The building with the four Roman arches beyond also dates from the early 1900s, and we’ve failed to identify the architect or developer. In the early 1920s it was owned by B. Holt Fur Company, who spent over $5,000 on repairs and alterations. In the 1910s P W Charleson carried out repairs to 641 and 657 Granville on several occasions, and ‘Charlson & Abbott’ to 665 Granville. (Percy Charleson also owned 800 Granville, two blocks to the south). Fraser Hardware also paid for alterations to 641 Granville in the mid 1910s, and were tenants here. Brown Bros appear to have owned the properties in the mid 1920s.
Down the street, the narrower four storey building was approved to be developed as an apartment building in 1912. Charles Williams of Acroyd & Gall claimed to be developer, architect and builder of the $29,000 project. This was one of very few building lots that had originally been developed before 1901 (when the only other building that had been developed was the 1888 office on the corner). Richards, Ackroyd and Gall were an Insurance, Finance and Real Estate agency and there was a civil engineer called Charles Williams who might have managed the development. It’s not clear if the project was for the company, or whether they were representing a client when they submitted the plans.

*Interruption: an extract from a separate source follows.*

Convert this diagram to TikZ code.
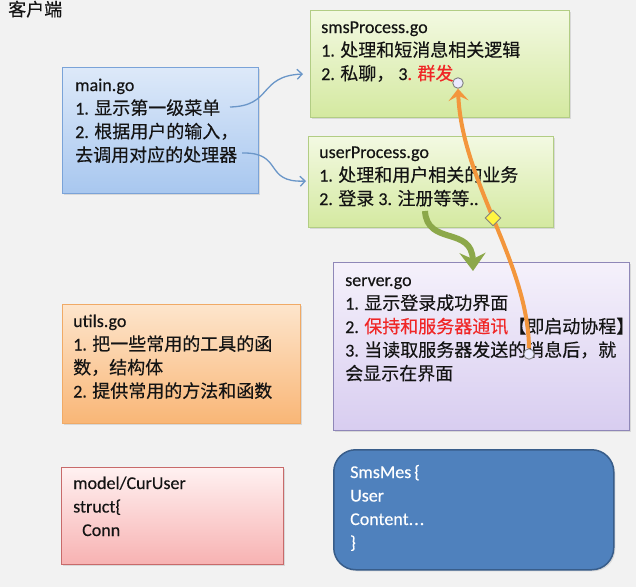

Next door, there’s a modest 2-storey building. It was developed in 1910 by W F Huntting, who hired Thomas Hooper to design the $13,000 investment. William Foster Huntting was the wealthy president of the Huntting-Merritt Lumber Company, and he had a Shaughnessy mansion built in 1912. He was born in Iowa in 1879, and was successful in business at a young age, founding his lumber company in 1902, the year he arrived in BC. He died in 1930.
There’s another small building to the north, designed by W T Dalton for Edward Bros, who spent $7,000, hiring E Cook to build it in 1902. Beyond that, (just before the cinema), is a building on two lots. It has a shallow bay window on the second floor, and was apparently called The Bower Block in 1907, when it was developed by G Bower, who hired Hooper and Watkins to design the $15,000 investment. George Bower built other Granville projects including a much larger investment on the next block to the north two years later, using the same architects.
Image source: Leonard Frank, Jewish Museum LF.00308
1036

This building on the corner of Main and East 8th Avenue has been around for over a century. Today it’s home to the Goh Ballet, but when it was built in 1912 at a cost of $42,000 it was a branch of the Royal Bank, designed by Thomas Hooper. The bank operation here lasted for decades, but closed by the 1970s. It’s seen here in 1976. The Goh Ballet moved into the building in 1985.
The Neoclassical design was constructed in glazed terra cotta which was manufactured and numbered offsite and then assembled onsite. Hooper designed another similar branch for the Royal Bank in the same year. That almost identical design was built on Granville Street in Fairview, although the bank operations moved to a different building in the 1950s.